__Data excerpt__:
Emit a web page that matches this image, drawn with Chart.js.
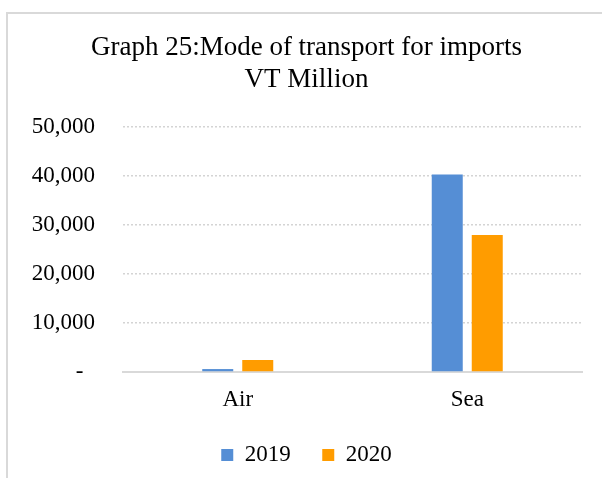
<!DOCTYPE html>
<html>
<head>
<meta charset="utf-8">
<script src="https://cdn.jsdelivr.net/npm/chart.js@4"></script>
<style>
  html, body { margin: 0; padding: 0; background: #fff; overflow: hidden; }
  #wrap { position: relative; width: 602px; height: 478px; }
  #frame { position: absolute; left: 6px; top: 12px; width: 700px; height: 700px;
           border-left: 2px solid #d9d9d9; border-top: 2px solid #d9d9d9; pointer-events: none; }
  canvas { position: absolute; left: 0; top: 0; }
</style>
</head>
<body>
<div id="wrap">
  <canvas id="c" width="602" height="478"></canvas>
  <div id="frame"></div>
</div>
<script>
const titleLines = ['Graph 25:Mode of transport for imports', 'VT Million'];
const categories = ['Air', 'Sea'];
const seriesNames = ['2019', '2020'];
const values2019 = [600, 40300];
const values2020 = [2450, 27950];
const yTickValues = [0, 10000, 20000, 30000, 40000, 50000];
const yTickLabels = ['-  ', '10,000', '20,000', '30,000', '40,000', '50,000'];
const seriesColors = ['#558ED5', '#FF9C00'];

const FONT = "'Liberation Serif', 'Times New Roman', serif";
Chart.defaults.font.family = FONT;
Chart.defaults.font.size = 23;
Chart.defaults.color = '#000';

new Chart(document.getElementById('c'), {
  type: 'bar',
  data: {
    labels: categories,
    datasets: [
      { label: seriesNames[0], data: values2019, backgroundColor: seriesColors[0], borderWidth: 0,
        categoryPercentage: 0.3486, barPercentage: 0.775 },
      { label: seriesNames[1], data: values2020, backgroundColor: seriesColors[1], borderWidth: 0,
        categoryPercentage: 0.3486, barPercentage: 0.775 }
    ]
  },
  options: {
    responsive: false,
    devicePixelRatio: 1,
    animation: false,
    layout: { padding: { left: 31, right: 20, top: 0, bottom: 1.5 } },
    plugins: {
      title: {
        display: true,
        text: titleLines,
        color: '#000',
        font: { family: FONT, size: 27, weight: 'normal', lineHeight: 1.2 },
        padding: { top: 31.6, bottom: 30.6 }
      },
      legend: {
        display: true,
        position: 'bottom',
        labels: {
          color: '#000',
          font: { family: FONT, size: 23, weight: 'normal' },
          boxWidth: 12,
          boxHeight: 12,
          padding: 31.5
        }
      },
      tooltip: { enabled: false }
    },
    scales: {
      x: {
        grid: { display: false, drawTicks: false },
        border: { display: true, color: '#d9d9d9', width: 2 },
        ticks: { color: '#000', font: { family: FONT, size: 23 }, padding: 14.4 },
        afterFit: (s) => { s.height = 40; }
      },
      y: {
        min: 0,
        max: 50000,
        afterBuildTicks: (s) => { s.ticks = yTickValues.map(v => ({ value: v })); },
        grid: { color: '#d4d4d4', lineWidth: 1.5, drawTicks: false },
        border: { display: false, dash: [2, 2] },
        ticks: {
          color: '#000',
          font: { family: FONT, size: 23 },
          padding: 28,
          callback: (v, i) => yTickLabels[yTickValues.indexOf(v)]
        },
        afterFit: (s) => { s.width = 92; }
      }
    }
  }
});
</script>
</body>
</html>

__Task to complete__: Your task is to restate word for word the lines from the top of the data to the line containing "const seriesColors = ['#558ED5', '#FF9C00'];", both ends included, with every picture left out.

__Problem solution__:
Emit a web page that matches this image, drawn with Chart.js.
<!DOCTYPE html>
<html>
<head>
<meta charset="utf-8">
<script src="https://cdn.jsdelivr.net/npm/chart.js@4"></script>
<style>
  html, body { margin: 0; padding: 0; background: #fff; overflow: hidden; }
  #wrap { position: relative; width: 602px; height: 478px; }
  #frame { position: absolute; left: 6px; top: 12px; width: 700px; height: 700px;
           border-left: 2px solid #d9d9d9; border-top: 2px solid #d9d9d9; pointer-events: none; }
  canvas { position: absolute; left: 0; top: 0; }
</style>
</head>
<body>
<div id="wrap">
  <canvas id="c" width="602" height="478"></canvas>
  <div id="frame"></div>
</div>
<script>
const titleLines = ['Graph 25:Mode of transport for imports', 'VT Million'];
const categories = ['Air', 'Sea'];
const seriesNames = ['2019', '2020'];
const values2019 = [600, 40300];
const values2020 = [2450, 27950];
const yTickValues = [0, 10000, 20000, 30000, 40000, 50000];
const yTickLabels = ['-  ', '10,000', '20,000', '30,000', '40,000', '50,000'];
const seriesColors = ['#558ED5', '#FF9C00'];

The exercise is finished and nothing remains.